Quick Guide

If you’re planning on watching Australian Football, either on television or live, and you have no idea about game, you’re in for a hell of a lot of fun.

Australian Football, or Aussie Rules as it is also known, is often rated as one of the quickest sports in the world. For sustained running punctuated by frenetic one-on-one contests, high leaping and body-on-body contact, it is undoubtedly the best spectator sport in the world.

The first element of Australian Football to understand is that players can move the ball by hand or foot forwards, backwards or sideways. Players can run to any position on the ground as there is no offside rule.
Most teams, ideally, attempt to move the ball by kicking or handballing to teammates who have space. In 95 per cent of cases, the ball is moved in the direction of their goal.

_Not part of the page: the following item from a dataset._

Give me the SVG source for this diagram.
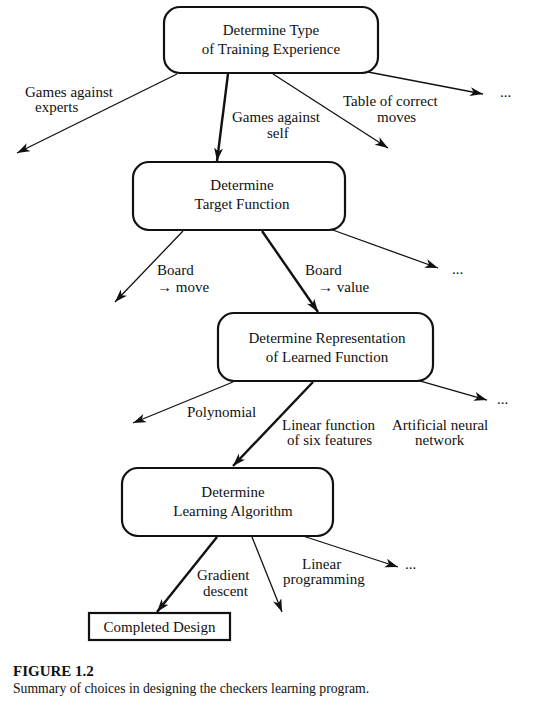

This means that teammates of the player with the ball should be running to provide an option for him to kick or handball to. It also means that the quicker a player anticipates what is happening up the field, the more chance he has of creating space. Much of the time though, the football is in dispute and this is where some of the real excitement of Australian Football occurs.

Players need pace to outrun or evade opponents, a high leap to mark and possibly take a ‘screamer’ (a high mark where a player uses an opponent as a step to greater height and be the first to grab the football) and good strength to either break a tackle or bump an opponent to gain the ball.

A team is made up of 22 players (20 in the AFLG), of which 18 (16 in the AFLG) are on the ground at any one time. The players play in positions all over the ground, but are generally matched up to a specific opponent.

When the ball bounces to start play, most players will be standing close to their opponents. Those in the forward line will be running around trying to create space between themselves and their opponents, while their opponents, in defence, will generally be trying to stay close to their men.

The game is divided into four quarters, with one quarter consisting of 20 minutes plus time-on. Time-on is the extra time allocated when play stops. The teams swap ends (kick in the other direction) at the end of each quarter.

The idea is to score more total points than the opposition. Total points is the combination of goals (6 points, when the ball goes through the two middle posts) and points (1 point when the ball goes through the outer posts or is touched by the opposition or rushed by an own player) scored during a game.